Hukum Allah Swt. dalam alquran dan assunah telah mengatur kehidupan manusia dari A sampai Z. Dan semua telah dicontohkan oleh Rasulullah Saw. juga para Khalifah dalam melindungi rakyatnya. Rasulullah Saw. dan para Khalifah telah membentuk satuan keamanan dalam negeri yang disebut syurthah (polisi). Syurthah bertugas menjaga keamanan dalam negeri, menjaga sistem dan mensupervisi keamanan dalam negeri, serta melaksanakan seluruh aspek teknis/eksekusi. Syurthah melakukan patroli secara aktif, bukan hanya bertugas pada saat terjadi tindak kejahatan. Dari Anas bin Malik r.a. berkata: “Sesunguhnya Qais bin Saad di sisi Nabi Saw. memiliki kedudukan sebagai ketua polisi dan ia termasuk di antara para amir.” (HR. Bukhari) 

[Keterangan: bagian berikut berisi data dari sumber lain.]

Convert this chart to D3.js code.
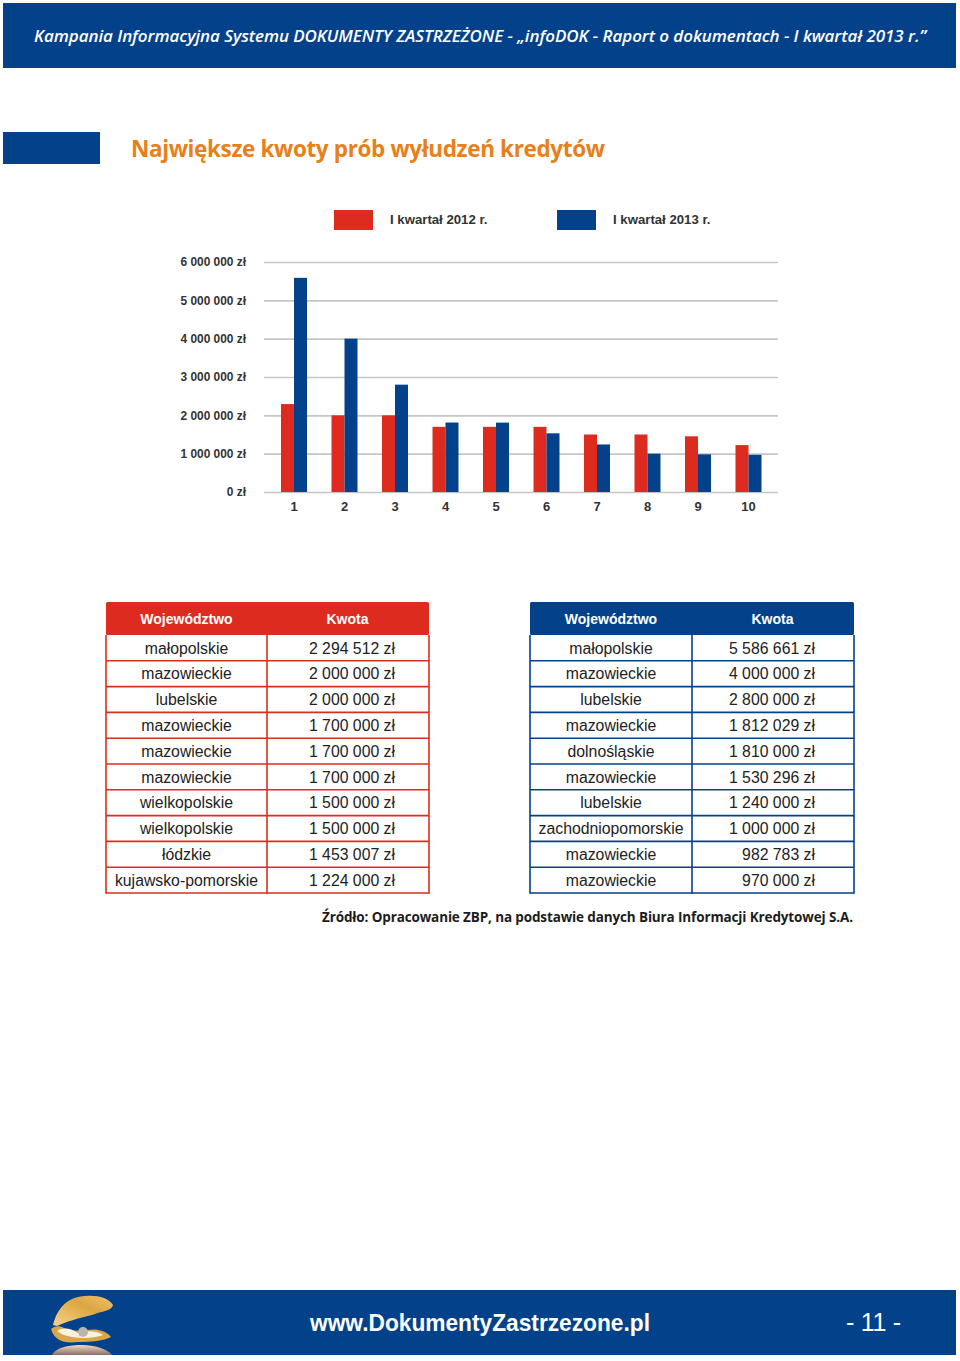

Penerapan sistem Islam mampu meminimalisir semua bentuk kejahatan, karena sistem Islam melakukan tindakan preventif sekaligus kuratif. Penerapan sistem islam juga bertumpu pada tiga pilar, yakni ketakwaan individu, kontrol masyarakat dan sistem Islam yang menaunginya. Individu yang bertakwa tidak akan mudah tergoda untuk melakukan tindak kejahatan, karena setiap perbuatannya akan dimintai pertanggungjawaban di akhirat. Kontrol masyarakat pun sangat berarti agar kejahatan tidak semakin merajalela. Peran sistem/negara dalam menjamin kesejahteraan rakyat, sekaligus penegak hukum menjadi pilar utama. 


Hanya sistem Islam yang mampu memberikan jaminan keamanan dan kenyamanan dalam masyarakat. Sistem Islam telah terbukti mampu menyelesaikan segala permasalahan kehidupan. Hal ini membuktikan kebutuhan rakyat akan sistem Islam yang diterapkan dalam bingkai khilafah.